Überideal. Julia als alterstechnisch jüngste Musikerin der Band, hatte dabei einen «sanften Einstieg», gastierte zunächst beim jährlichen Weihnachtskonzert im Chelsea, bevor sie eine fixe Freud wurde. Der von Anfang an aktive Kern, bestehend aus Axel, Jürgen und Oliver, hat über die doch erklecklichen ­Jahre wohl einmal ans Aufhören, nie aber an einen neuen Bandnamen oder eine grundsätzliche stilistische Neu­orientierung gedacht. Gesungen wird gekonntes Englisch, die Musik hat dieser Schreiber einmal als «Pop’n’Roll» definiert. Für diesen schöpft das ­Quintett lustvoll und unermüdlich aus den Beteiligten vertrauten Quellen von ­60ies-, ­Mod-, Punk- und Indie-Musik. ­Dabei war es gerade bei Talking ­Phrases eine lange Zeit in Anspruch ­nehmende Angelegenheit, den Sound der ­stetig ­gewachsenen ­eigenen Handschrift der Band wirklich einzufangen – was endlich mit Produzent Alex ­Wunderbar in ­dessen Wiener Studio ­wunderbar (sic!) gelang, dieser ist nicht umsonst auch als Musiker mit den Curbs stets für leiwande Songs gut.

Shine.

So entwickelt das Album ab dem Opener «Teenage Angst» bis zum abschließenden «Smiling High» seinen unwiderstehlichen Sog. Knackig, eingängig, mitsingbar und -tanzbar, ideen­satte Arrangements, die zugleich nie den Song überlasten.
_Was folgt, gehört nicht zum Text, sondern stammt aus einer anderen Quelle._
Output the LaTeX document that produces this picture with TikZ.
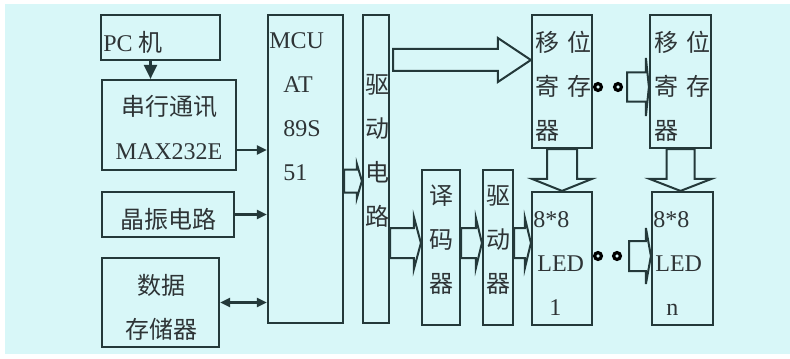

Dazu werden Liebe, Kulturkritik («Rock’n’Roll Show»), aber auch große Themen – «no matter how hard we try in the end we’re gonna die», heißt es in «­Überideal» – und Zeitgeschehen verhandelt, unblöd und mit Haltung. Die kommt bei Freud nie dem Unterhaltungsanspruch ihrer Band in die Quere, den sie nicht zuletzt live geradezu exzessiv leben. Ihre Konzerte sind so längst Fixpunkt im Kalender vieler überdurchschnittlich Musik- und Begegnungsverrückter, insbesondere die X-Mas-Show mit Gästen und ausgesuchten Coverversionen. Die ebenso stimmige atmosphärische Dichte des Albums reflektiert nicht zuletzt den kollektiven Entstehungsprozess der Lieder, gemeinsam wird an in den Proberaum mitgebrachten Ausgangsmotiven gearbeitet. Die Sounds und Riffs stoßen die Lyrics an. Außer «waun nix kommt, daun ged a nix», wie es Sänger Axel formuliert. Das geschieht selten und nicht zuletzt verstehen es Freud, die Songs anderer nachdrücklich zu den ihren zu machen und wie selbstverständlich in ihre Sets zu integrieren. Wie beim Gürtel Nightwalk (kurz vor diesem Konzert entstand das Foto), wo sie in bestechender Form waren und «Behind Blue Eyes» von The Who schlicht erhaben interpretierten. Bevor sie die Proben für ein ­Konzert Ende der Woche in Graz angehen, verspricht Oliver Freud noch, dass es ­keine weiteren acht Jahre bis zu ­einem nächsten Album dauern darf und wird. A Freud!